Years ago, when I taught at a Christian school, I had a mom ask for a meeting to object to something I wrote on her son’s report card. The boy wanted to grow up to have a highly technical job… but he didn’t do his homework. In any of his classes. I’d told him more than once, “If you don’t do your homework, you’re not gonna get the future you want.” And that’s what I wrote on his report card… and his mom was offended. She claimed I’d “word-cursed” him.

What on earth is a “word curse”? It’s a curse. In some churches they claim every negative thing we say, whether we intend them to be acutal binding curses or not, are actual binding curses. And true, sometimes the things we say will get into someone’s head and affect them for years. I’ve met people who were seriously hindered by the awful things their parents, teachers, pastors, bosses, or coaches told them. They believed that junk, and it still messes with them. It surely worked like a curse! So that’s what these Christians claim they are. It’s an unpleasant word… which is functionally a curse.

Okay, those who teach about “word curses” kinda have a valid point. But by their definition of “word curses,” I actually didn’t curse the boy. My comment is an if-then statement. If you don’t do X, then Y. It’s conditional. And a whole bunch of God’s messages are conditional: If you obey him, then you get blessed. If you don’t, then you don’t. That’s not a curse; that’s a warning. Fulfill the conditions!

Ultimately she agreed with me… but I can’t fault her at all for being sensitive about curses. I certainly didn’t wanna hinder my student by making him believe he wasn’t capable. Quite the contrary!

But you’ll find certain Christians are extremely sensitive about “word curses.” And of course regular curses. And “cursing,” by which we mean profanity, which is a whole other discussion.

Among certain dark Christians, every negative statement—more accurately, anything they can interpret as a negative statement, and they pessimistically interpret a whole lot of things as negative statements!—counts as a curse. Fr’instance I could say, “Hmm, looks like rain,” and to their minds I just cursed the sky. Seriously. “You take that back! Don’t you call rain down on us!” As if my casual observation has the power to call down rain—and y’know, if it could, I’d make a fortune.

See, according to these fearful folks, all our words—including idle ones—spoken into the atmosphere, have the power to create and destroy. They figure we humans are made in God’s image, Ge 1.27 and since he has the power to call things into existence with a word, they claim we have the very same power. Way lesser; I can’t state like God can, “Let the waters separate from the dry ground,” and instantly my swimming pool has been drained. But somehow, to some degree, I have the semi-divine power to make stuff out of nothing. My uneducated weather forecast can actually make weather.

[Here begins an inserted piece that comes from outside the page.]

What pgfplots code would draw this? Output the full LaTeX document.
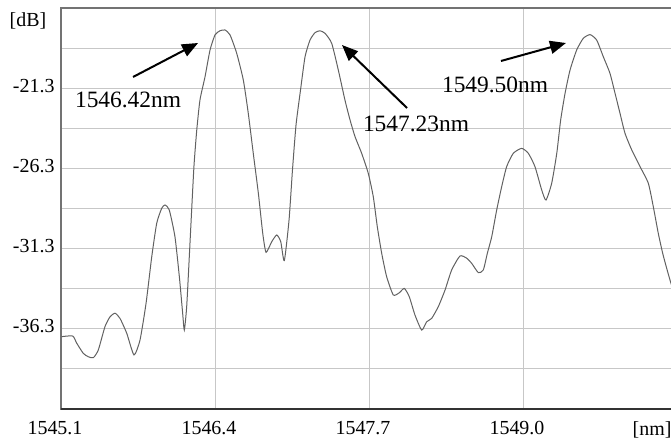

Which is rubbish; it’s based on pagan “mind science,” the 19th-century belief that reality is in fact a mental illusion, and we have the power to affect and change the illusion if we believe hard enough. It’s what the Christian Science church teaches. It’s not consistent with the scriptures; God created a real, external, objective universe. I could believe really hard that my words (without any Holy Spirit to empower ’em, of course) can stop tornadoes… but I’d be a moron to bet on it.

Don’t get me wrong. The spoken word isn’t a powerless thing. Words can build up; words can tear down. I can make someone’s day by giving ’em a compliment. I can ruin their life by criticizing ’em at the wrong time. That’s what Solomon meant when he wrote death and life are in the tongue. Pr 18.21 For this reason, Christians need to watch what we say. We never know the direction we’re influencing people.

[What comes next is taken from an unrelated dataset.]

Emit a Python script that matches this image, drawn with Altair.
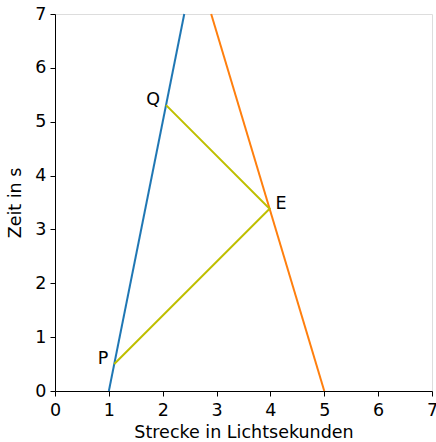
import altair as alt
import pandas as pd

# World lines of the two observers (x in light-seconds, t in seconds)
blue_x = [1.0, 2.4]
blue_t = [0.0, 7.0]
orange_x = [5.0, 2.9]
orange_t = [0.0, 7.0]

# Light signal P -> E -> Q
signal_x = [1.1, 3.985, 2.062]
signal_t = [0.5, 3.385, 5.308]

# Event labels
label_names = ["P", "E", "Q"]
label_x = [1.1, 3.985, 2.062]
label_t = [0.5, 3.385, 5.308]
label_align = ["right", "left", "right"]

FONT = "DejaVu Sans"
FS = 17.5

rows = []
for i, (x, t) in enumerate(zip(blue_x, blue_t)):
    rows.append({"series": "blue", "x": x, "t": t, "o": i})
for i, (x, t) in enumerate(zip(orange_x, orange_t)):
    rows.append({"series": "orange", "x": x, "t": t, "o": i})
for i, (x, t) in enumerate(zip(signal_x, signal_t)):
    rows.append({"series": "signal", "x": x, "t": t, "o": i})
lines_df = pd.DataFrame(rows)

labels_df = pd.DataFrame({
    "name": label_names, "x": label_x, "t": label_t, "align": label_align,
})

xscale = alt.Scale(domain=[0, 7], nice=False, zero=False)
yscale = alt.Scale(domain=[0, 7], nice=False, zero=False)

axis_common = dict(
    labelFont=FONT, labelFontSize=FS, labelColor="black",
    titleFont=FONT, titleFontSize=FS, titleFontWeight="normal", titleColor="black",
    domainColor="black", domainWidth=1, tickColor="black", tickSize=5, tickWidth=1,
    grid=False, values=list(range(8)), format="d", labelFlush=False,
)

lines = alt.Chart(lines_df).mark_line(strokeWidth=2).encode(
    x=alt.X("x:Q", scale=xscale,
            axis=alt.Axis(title="Strecke in Lichtsekunden", titlePadding=5,
                          labelPadding=5, **axis_common)),
    y=alt.Y("t:Q", scale=yscale,
            axis=alt.Axis(title="Zeit in s", titlePadding=10,
                          labelPadding=4, **axis_common)),
    color=alt.Color("series:N", legend=None,
                    scale=alt.Scale(domain=["blue", "orange", "signal"],
                                    range=["#1f77b4", "#ff7f0e", "#bfbf00"])),
    detail="series:N",
    order="o:Q",
)

def label_layer(align, dx):
    sub = labels_df[labels_df["align"] == align]
    return alt.Chart(sub).mark_text(
        font=FONT, fontSize=FS, color="black", align=align, baseline="bottom", dx=dx, dy=4
    ).encode(x=alt.X("x:Q", scale=xscale), y=alt.Y("t:Q", scale=yscale), text="name:N")

chart = alt.layer(lines, label_layer("right", -6), label_layer("left", 6)).properties(
    width=377, height=377,
    autosize=alt.AutoSizeParams(type="none"),
    padding={"left": 55, "top": 14, "right": 4, "bottom": 51},
).configure_view(stroke="black", strokeWidth=1).configure(background="white")

chart.save("out.html", embed_options={"renderer": "svg", "actions": False})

But the idea my words have magical power that might trigger a reaction in nature around us, and create all sorts of unintended horrors: Not biblical. Ridiculous.

And illogical too. You’ll notice all the Christians who fear accidentally destroying stuff through their “word curses,” somehow never worry about accidentally blessing stuff. “Gee, it looks like the weather today will be really nice!” never seems to force the clouds to dissipate. Nope. Blessings have always gotta be intentional, but curses can be accidental.